生きる意味なんてない。
少し大人びた子どもや、繰り返しの毎日に嫌気がさした大人は、「自分の生きる意味は何だろう?」と考える。
そんなとき、「あなたの歌に救われました」とか、子どもやペットに愛情を注いでいる人たちなんかは、特に問題なく、人生に意味を見出せるのかもしれない。
問題なのは、
何もない人たちだ。
私自信が、何もない人間だった。
人生がよくなっている気がしない。
右肩上がりどころか、
維持できているかすら怪しい。
右肩下がりの人生のような気がして、生きる意味を探していた。
生きる意味を探して、夜の街を毎日のように彷徨った。
自ら命を絶つ人たちのことを、「なぜだろう?」と不思議に思う人たちがいるけれど、言わせてもらえば、この世の中で普通に生きていられるほうがよほど不思議だ。
「トー横キッズ」と呼ばれる若者たちがいて、彼らは邪険に扱われているけれど、彼らの気持ちはなんとなくわかる。
誰だって普通に生きて愛されたいし、
勉強も運動もできる人間でありたい。
薬に溺れたり、殴られたい人間なんていない。
誰だって、芦田愛菜ちゃんや、大谷翔平選手にないたい、理想の上ではね。
でも現実はどうだ。
そううまくいくはずがない。
生まれた時点で、圧倒的に恵まれている人間がいて、笑えないくらい負けている人間もいる。
頑張っても数学の問題が解けない人もいる、国語の問題文が理解できない人もいる。
「キモい」っていじめられてしまいう人たちもいる。
「テストで良い点を取りなさい」
「部活ではレギュラーになりなさい」
「まぁ悪くない顔の人と付き合って、30歳くらいまでには結婚して、親に孫の顔を見せなさい」
ごく一般的なレールの上を歩かされて、あたかもそれが「生きる意味」かのように教育されるけど、一部の人間はそこからあぶれて、そしてあぶれた人間に対する救いは、学校教育では用意されていない。

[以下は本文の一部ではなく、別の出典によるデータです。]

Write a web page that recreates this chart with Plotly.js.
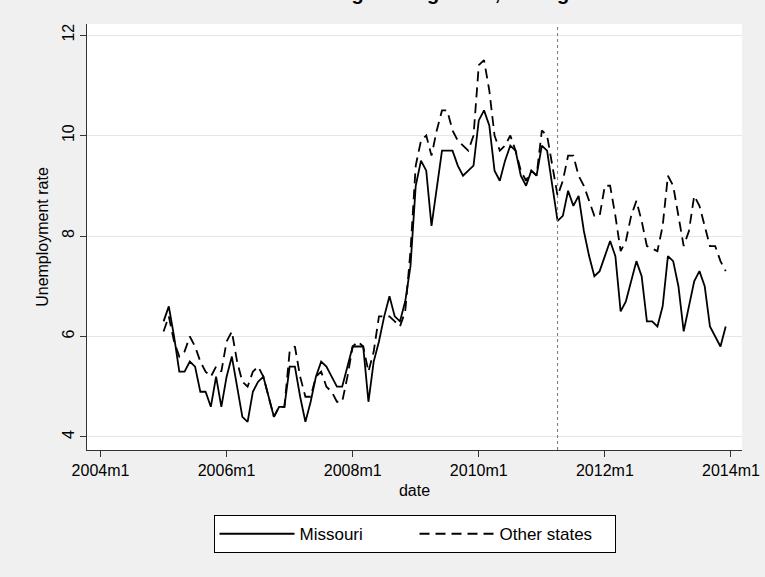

戦争や、感染症、不景気、様々な要因によって、標準からあぶれる人間は増え続けている。
生きる希望のない人間が量産されていく。
深夜の街中を徘徊する、まるでゾンビのように、生きる意味を探す化け物と化した若者たちは。
街中は死臭で溢れている。
生きる意味はどこにある?
生きる希望はどこにある?
君と同じように歩き回ったことがある。
ゾンビのように歩き回った先に何があったと思う?
君よりも少しだけ人生の先輩として、教えよう。
答えは、何もなかった。
何もない。生きる意味なんてなかった。
だから他者に対してもう嘆くことはない。
0歳でこの世を去ったからといって、
「あまりにも早すぎる」と嘆くことはない。
だから100歳の大往生でも、「悔いなし」と讃える必要もない。
生きることに意味なんてないのだから、この世を去るのが早かろうが遅かろうが、大した違いはない。
少なくとも本人にとっては。
ところで、仮に生きる意味がないのなら、「なぜ人は生きていられるのか?」だ。
街中では楽しそうに買い物するカップルがいて、ダルそうに電車に乗るサラリーマンがいて、「なぜ彼らは生きていられるか?」についてだ。
正直なところわからない。
普通に生きられる人たちはいい。
普通に生きられる人たちは、それはそれで一種の才能で、問題なのは君のような人間だ。
経験上、哲学書なんかを読み漁っても無駄だ。
哲学書含め、何千冊という本を読んだけど、答えはどこにもなかった。
そんな君に言えることは、ただひとつ。
生きる理由を無理にでも与えることだ。
「これだけやっていればOK」「これだけあれば生きていける何か」を見つけるんだ。
キャバクラでも、ホストでも、アイドルでも良い。
金でも良い、出世でも良い。
それを見つけたら、金に糸目をつけずに追うんだ。
貯金の数値ばかりが積み重なって、
鬱屈として人生を終えたくないのなら、
どうにかして自分を喜ばせなければダメだ。
そしたらその間だけ、君は生きていられる。
その間だけ、君は普通の人と同じような「活力のある人間」として、この世の中に受け入れられる。
現実的な話として、何かを追うためにお金が必要になると、「もっと稼ぎたい」とか、「お金持ちになりたい」と思うようになる。
本人の資質に難があったり、周りの環境が悪かったりすると、そのパワーが犯罪に向かってしまうのだけど、そうじゃなければ、働く意味も生まれる。
その何かがなくなってしまったら?
そしたら、また別の何かを探せば良い。
君は他の人たちよりも、
生きていくために工夫する必要がある。
命は・・・・・・
生命は・・・・・・
丁寧に扱いすぎると
淀み
腐る・・・・!
賭博黙示録カイジ11/福本伸行/講談社
ただ生きるためだけに生きて、腐ってしまわないように。